INPUT RECORDS:
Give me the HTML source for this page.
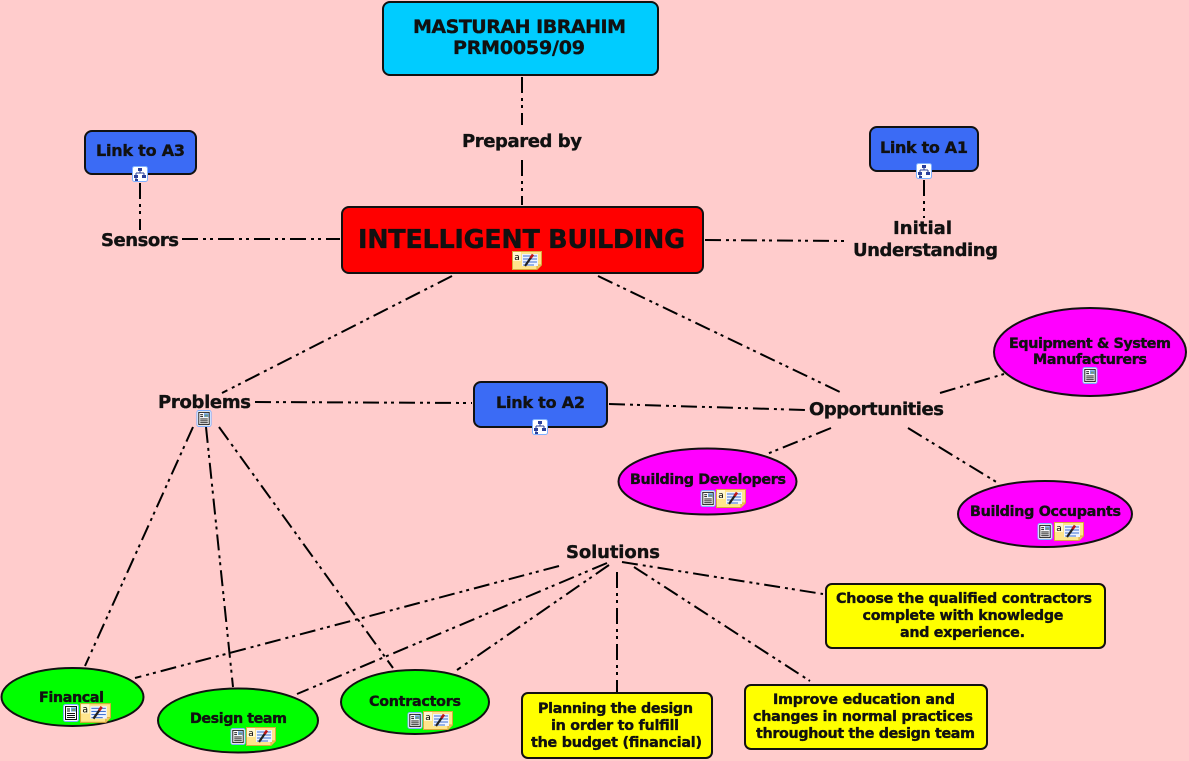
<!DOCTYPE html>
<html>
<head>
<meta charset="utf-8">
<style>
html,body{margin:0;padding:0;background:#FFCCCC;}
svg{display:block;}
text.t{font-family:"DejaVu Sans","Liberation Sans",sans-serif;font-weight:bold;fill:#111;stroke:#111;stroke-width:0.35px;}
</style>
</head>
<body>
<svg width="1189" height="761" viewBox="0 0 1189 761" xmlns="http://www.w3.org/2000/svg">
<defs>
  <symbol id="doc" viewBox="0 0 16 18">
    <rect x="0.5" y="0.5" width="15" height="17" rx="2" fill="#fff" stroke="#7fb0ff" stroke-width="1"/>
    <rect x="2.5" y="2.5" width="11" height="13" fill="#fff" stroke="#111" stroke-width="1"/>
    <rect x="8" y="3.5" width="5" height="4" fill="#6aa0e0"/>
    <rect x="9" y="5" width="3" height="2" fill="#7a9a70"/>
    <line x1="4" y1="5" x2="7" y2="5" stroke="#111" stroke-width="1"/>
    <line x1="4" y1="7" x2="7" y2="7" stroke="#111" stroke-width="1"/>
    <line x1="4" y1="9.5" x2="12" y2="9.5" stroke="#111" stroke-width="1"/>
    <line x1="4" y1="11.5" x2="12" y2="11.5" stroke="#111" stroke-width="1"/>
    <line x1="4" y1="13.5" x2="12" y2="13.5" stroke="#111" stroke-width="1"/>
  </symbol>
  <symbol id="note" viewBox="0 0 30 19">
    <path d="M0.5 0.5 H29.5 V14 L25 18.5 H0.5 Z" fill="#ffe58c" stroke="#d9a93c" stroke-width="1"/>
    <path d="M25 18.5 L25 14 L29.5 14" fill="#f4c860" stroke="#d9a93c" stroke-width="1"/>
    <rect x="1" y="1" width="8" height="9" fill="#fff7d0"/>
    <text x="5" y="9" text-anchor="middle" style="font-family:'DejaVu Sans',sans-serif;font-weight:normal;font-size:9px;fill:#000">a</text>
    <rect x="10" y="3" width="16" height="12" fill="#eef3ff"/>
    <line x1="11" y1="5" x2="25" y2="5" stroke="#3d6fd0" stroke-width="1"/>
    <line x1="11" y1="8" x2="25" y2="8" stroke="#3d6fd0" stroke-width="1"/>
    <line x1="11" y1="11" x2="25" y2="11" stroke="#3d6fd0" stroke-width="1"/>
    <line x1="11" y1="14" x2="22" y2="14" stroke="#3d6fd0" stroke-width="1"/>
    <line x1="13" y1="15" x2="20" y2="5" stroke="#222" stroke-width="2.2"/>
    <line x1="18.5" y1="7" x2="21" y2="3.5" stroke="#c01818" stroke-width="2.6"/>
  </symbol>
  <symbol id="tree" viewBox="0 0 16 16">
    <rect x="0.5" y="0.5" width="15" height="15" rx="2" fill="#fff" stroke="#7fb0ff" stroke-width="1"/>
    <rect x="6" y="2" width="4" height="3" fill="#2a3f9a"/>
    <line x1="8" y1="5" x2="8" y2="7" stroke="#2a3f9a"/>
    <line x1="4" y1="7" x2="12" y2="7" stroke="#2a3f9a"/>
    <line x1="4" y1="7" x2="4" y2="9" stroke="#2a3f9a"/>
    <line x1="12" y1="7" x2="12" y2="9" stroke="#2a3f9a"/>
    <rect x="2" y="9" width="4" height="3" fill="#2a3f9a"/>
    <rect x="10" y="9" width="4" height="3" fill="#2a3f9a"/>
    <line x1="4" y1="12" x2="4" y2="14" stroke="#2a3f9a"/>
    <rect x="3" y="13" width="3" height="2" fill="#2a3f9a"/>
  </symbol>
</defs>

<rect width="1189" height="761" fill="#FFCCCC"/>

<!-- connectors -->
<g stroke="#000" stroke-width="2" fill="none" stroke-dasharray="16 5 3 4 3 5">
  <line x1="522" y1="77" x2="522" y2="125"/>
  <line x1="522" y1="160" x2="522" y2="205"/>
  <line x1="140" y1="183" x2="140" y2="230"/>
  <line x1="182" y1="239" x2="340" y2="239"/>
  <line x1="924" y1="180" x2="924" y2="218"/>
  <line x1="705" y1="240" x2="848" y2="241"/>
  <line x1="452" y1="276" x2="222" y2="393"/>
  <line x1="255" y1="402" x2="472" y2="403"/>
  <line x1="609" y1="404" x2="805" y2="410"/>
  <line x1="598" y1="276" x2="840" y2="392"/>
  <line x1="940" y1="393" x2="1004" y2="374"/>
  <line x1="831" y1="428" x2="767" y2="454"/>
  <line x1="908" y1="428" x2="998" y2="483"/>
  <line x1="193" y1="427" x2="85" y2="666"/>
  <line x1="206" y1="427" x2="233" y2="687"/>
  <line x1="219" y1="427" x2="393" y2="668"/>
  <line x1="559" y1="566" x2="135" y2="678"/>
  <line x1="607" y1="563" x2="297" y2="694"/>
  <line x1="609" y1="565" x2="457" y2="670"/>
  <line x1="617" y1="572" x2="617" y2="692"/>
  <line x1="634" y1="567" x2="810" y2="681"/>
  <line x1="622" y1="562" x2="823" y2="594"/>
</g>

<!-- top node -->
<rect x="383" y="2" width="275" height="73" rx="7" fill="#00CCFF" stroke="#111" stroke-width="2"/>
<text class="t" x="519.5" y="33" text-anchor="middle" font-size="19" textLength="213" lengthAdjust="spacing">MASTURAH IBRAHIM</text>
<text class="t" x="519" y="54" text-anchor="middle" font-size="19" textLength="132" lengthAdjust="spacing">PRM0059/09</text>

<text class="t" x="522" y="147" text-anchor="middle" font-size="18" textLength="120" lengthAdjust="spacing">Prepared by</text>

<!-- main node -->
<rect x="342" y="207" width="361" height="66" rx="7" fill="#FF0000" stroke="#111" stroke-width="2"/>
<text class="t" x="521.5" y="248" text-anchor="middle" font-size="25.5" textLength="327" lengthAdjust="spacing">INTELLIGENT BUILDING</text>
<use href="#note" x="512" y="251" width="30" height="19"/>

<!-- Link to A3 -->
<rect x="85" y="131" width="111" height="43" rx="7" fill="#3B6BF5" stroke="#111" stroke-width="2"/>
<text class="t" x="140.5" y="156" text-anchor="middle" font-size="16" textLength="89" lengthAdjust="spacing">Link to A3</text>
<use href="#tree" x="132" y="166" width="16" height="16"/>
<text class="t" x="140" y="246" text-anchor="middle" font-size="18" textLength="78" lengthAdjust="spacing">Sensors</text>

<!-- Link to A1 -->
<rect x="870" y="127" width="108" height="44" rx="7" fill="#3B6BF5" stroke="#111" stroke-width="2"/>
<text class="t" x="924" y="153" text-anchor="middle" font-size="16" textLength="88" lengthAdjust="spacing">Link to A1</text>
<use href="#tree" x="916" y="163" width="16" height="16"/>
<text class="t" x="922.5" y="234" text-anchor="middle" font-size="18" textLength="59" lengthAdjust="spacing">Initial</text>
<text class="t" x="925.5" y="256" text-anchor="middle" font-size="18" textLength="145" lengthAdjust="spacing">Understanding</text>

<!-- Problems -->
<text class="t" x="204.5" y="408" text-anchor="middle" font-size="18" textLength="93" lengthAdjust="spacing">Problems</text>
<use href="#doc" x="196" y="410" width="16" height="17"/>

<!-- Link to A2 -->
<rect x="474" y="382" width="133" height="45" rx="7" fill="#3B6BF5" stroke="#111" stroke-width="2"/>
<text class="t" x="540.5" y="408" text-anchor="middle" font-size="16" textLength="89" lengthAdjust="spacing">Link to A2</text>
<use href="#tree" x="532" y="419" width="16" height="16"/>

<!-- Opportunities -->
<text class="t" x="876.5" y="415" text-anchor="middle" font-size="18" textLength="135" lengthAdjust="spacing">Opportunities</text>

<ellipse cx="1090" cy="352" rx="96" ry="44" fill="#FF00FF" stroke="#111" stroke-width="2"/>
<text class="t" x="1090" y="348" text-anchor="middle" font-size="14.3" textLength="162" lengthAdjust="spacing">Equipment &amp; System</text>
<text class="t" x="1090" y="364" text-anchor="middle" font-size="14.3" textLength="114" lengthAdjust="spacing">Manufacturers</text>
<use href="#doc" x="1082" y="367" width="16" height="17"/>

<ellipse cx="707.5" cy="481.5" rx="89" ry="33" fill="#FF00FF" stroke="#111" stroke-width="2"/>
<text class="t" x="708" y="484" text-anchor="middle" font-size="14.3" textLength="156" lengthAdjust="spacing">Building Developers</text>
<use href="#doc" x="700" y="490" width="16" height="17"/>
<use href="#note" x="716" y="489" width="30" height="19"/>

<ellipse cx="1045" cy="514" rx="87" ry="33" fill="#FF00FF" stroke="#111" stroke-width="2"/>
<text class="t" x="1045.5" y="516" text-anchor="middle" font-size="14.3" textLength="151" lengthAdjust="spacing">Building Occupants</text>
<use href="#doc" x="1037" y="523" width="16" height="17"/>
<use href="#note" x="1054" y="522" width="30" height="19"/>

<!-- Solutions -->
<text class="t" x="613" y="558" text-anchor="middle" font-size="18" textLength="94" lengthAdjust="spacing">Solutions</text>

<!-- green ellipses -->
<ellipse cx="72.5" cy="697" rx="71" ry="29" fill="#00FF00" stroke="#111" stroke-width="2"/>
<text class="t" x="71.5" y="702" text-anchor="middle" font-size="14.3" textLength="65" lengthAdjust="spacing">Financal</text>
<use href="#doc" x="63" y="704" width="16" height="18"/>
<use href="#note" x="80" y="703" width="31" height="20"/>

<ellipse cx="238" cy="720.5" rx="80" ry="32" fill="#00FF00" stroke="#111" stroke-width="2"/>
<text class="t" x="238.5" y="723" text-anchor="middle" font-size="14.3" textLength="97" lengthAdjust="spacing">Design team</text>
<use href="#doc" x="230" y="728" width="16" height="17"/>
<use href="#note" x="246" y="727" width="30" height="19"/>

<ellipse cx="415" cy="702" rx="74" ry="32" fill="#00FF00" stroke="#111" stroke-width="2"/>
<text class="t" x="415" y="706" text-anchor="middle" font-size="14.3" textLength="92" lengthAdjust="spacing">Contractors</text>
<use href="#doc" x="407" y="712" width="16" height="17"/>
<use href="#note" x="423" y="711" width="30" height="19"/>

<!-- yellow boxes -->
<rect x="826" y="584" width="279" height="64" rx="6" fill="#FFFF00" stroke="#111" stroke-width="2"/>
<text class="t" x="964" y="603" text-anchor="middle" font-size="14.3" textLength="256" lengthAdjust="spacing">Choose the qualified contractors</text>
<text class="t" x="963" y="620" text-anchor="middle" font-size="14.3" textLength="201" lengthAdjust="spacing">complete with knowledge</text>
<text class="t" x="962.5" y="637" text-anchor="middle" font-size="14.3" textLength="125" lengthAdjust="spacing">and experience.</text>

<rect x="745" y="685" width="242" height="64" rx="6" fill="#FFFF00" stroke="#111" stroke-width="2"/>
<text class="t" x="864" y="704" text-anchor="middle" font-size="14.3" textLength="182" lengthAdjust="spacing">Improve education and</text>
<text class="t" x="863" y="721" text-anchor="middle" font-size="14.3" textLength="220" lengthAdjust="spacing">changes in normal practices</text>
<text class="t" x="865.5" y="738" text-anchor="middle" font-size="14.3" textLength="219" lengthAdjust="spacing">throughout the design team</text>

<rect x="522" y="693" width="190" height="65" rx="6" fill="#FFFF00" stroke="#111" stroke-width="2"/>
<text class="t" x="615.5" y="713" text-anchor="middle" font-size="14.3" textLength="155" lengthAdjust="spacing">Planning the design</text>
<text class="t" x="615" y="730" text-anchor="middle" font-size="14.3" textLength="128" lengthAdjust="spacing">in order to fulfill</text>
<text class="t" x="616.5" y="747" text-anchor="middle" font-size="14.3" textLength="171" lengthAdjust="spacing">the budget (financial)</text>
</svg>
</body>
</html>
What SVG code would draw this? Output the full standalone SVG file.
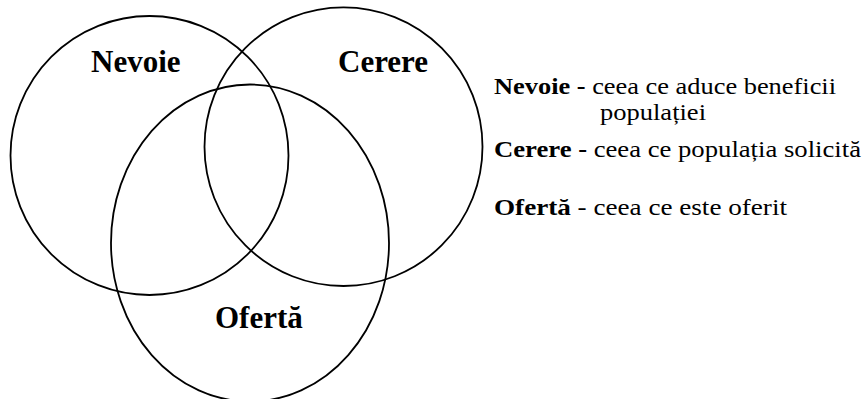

GIVEN TASK: Filter the records for lines holding the string "this". Copy each one.

TASK SOLUTION:
Give me the HTML source for this page.
What SVG code would draw this? Output the full standalone SVG file.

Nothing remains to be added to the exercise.